I love how Schumacher shows us the reality behind the Phantom’s magic.  The stage show never tried to explain the ‘perhaps it is you who are the toad’ trick and that always bothered me. 

I also love getting a real feel for how the audience of the opera house reacts.  Those shots are critical in a movie like this.  I love how engaged they are with the archane humor of “Il Muto” and how put off they are by the dissonant opening verses of “Don Juan Triumphant.”

They also include the Phantom’s mirror trap and water trap, which is a nice throw back to Gaston Leroux’s original novel.

Finally we arrive at the film’s greatest success, the staging of “The Point of No Return.”  In the play, it was staged like people just didn’t realize the Phantom had replaced Piange until Christine unmasks him.  Here in the film, everyone knows it is the Phantom there on stage but no one can do anything about it.  This adds a tremendous new level of tension that makes the song much more interesting (though they could still lose that middle verse with no harm done.) 
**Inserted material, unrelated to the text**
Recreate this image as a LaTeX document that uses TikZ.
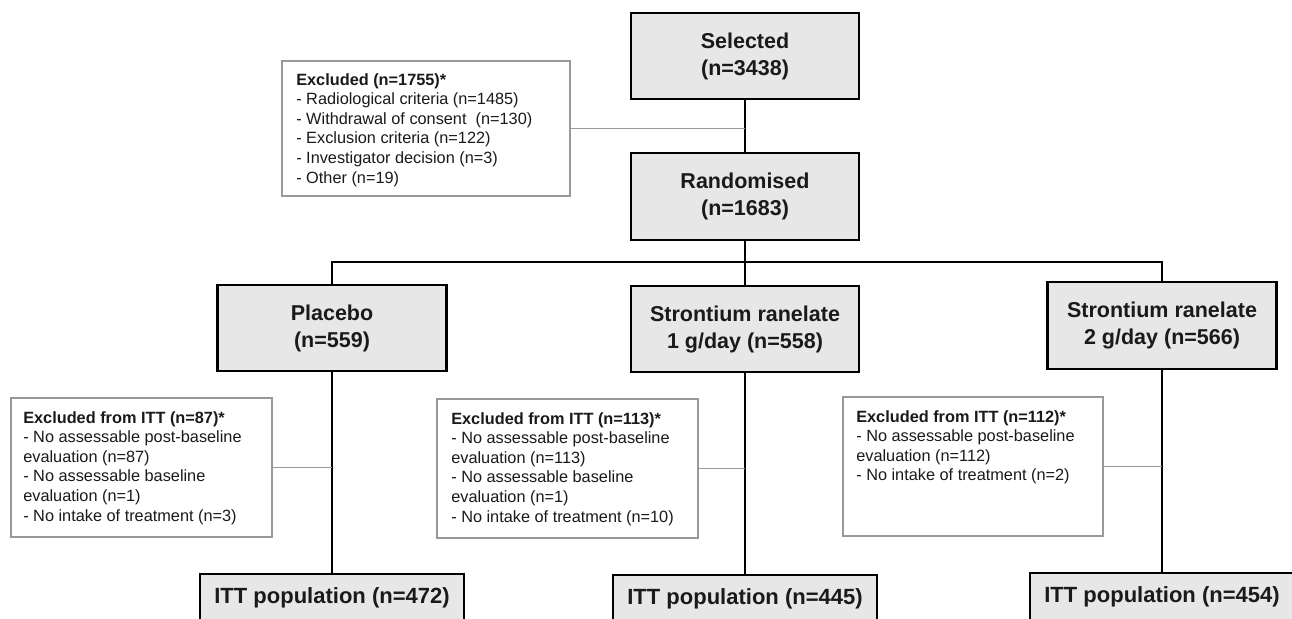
\documentclass[tikz,border=0pt]{standalone}
\usepackage{fontspec}
\setmainfont{Liberation Sans}
\usetikzlibrary{calc}
\definecolor{boxgray}{HTML}{E7E7E7}
\definecolor{exgray}{HTML}{999999}
\definecolor{ink}{HTML}{1A1A1A}
\begin{document}
\begin{tikzpicture}[x=1pt,y=-1pt,
  mainbox/.style={draw=black, line width=2.6pt, fill=boxgray, minimum width=228pt, minimum height=86pt, inner sep=0pt, align=center, text=ink, font=\bfseries\fontsize{21.5}{27}\selectfont},
  ittbox/.style={mainbox, minimum width=264pt, minimum height=48pt, font=\bfseries\fontsize{22}{27}\selectfont},
  exbox/.style={draw=exgray, line width=1.8pt, fill=white, inner sep=0pt},
  extext/.style={anchor=north west, align=left, inner sep=0pt, text=ink, font=\fontsize{16.3}{19.6}\selectfont},
  link/.style={line width=2.5pt, draw=black},
  glink/.style={line width=1.6pt, draw=exgray}]
\useasboundingbox (0,0) rectangle (1292,618);
\clip (0,0) rectangle (1292,618);
\fill[white] (0,0) rectangle (1292,618);

% main boxes
\node[mainbox] (sel) at (745,56) {Selected\\(n=3438)};
\node[mainbox, minimum height=87pt] (rand) at (745,196.5) {Randomised\\(n=1683)};
\node[mainbox, minimum width=229pt] (plac) at (332,328) {Placebo\\(n=559)};
\node[mainbox] (s1) at (745,329) {Strontium ranelate\\1 g/day (n=558)};
\node[mainbox, minimum width=229pt, minimum height=87pt] (s2) at (1162,325.5) {Strontium ranelate\\2 g/day (n=566)};
\node[ittbox] (itt1) at (332,598) {ITT population (n=472)};
\node[ittbox] (itt2) at (745,599) {ITT population (n=445)};
\node[ittbox] (itt3) at (1162,597) {ITT population (n=454)};

% exclusion boxes
\node[exbox, minimum width=288pt, minimum height=135pt] (ex0) at (426,128.5) {};
\node[extext] (ex0t) at ($(ex0.north west)+(15,13)$) {\textbf{Excluded (n=1755)*}\\
- Radiological criteria (n=1485)\\
- Withdrawal of consent~ (n=130)\\
- Exclusion criteria (n=122)\\
- Investigator decision (n=3)\\
- Other (n=19)};

\node[exbox, minimum width=261pt, minimum height=139pt] (ex1) at (141.5,467.5) {};
\node[extext] (ex1t) at ($(ex1.north west)+(13,14)$) {\textbf{Excluded from ITT (n=87)*}\\
- No assessable post-baseline\\
evaluation (n=87)\\
- No assessable baseline\\
evaluation (n=1)\\
- No intake of treatment (n=3)};

\node[exbox, minimum width=261pt, minimum height=139pt] (ex2) at (567.5,468.5) {};
\node[extext] (ex2t) at ($(ex2.north west)+(15,14)$) {\textbf{Excluded from ITT (n=113)*}\\
- No assessable post-baseline\\
evaluation (n=113)\\
- No assessable baseline\\
evaluation (n=1)\\
- No intake of treatment (n=10)};

\node[exbox, minimum width=260pt, minimum height=139pt] (ex3) at (973,466.5) {};
\node[extext] (ex3t) at ($(ex3.north west)+(14,14)$) {\textbf{Excluded from ITT (n=112)*}\\
- No assessable post-baseline\\
evaluation (n=112)\\
- No intake of treatment (n=2)};

% connectors
\coordinate (br) at (745,262);
\draw[link] (sel.south) -- (rand.north);
\draw[link] (rand.south) -- (br);
\draw[link] (plac.north) |- (br);
\draw[link] (s2.north) |- (br);
\draw[link] (br) -- (s1.north);
\draw[link] (plac.south) -- (itt1.north);
\draw[link] (s1.south) -- (itt2.north);
\draw[link] (s2.south) -- (itt3.north);

\draw[glink] (ex0.east) -- (ex0.east -| sel.south);
\draw[glink] (ex1.east) -- (ex1.east -| plac.south);
\draw[glink] (ex2.east) -- (ex2.east -| s1.south);
\draw[glink] (ex3.east) -- (ex3.east -| s2.south);
\end{tikzpicture}
\end{document}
Then, of course, comes the chandelier.  That was the only thing that I actively disliked about the stage show.  Yes, the effect of the chandelier falling was awesome, but its placement in the story was nonsensical.  If the audience just saw a man get hanged on stage, they would not stick around long enough for the company to get it’s act together and continue the performance.  For Christine to go right back downstairs and sing after the rooftop scene was just silly.  It was clear that it only happened to end Act I with a bang and have people buzzed during intermission.   The film very wisely moves the chandelier fall to the finale where it belongs.  It is much more dramatic that way.

All told, this is a frustrating viewing experience.  There are moments of perfection and moments of complete stupidity, which I guess is typical Joel Schumacher.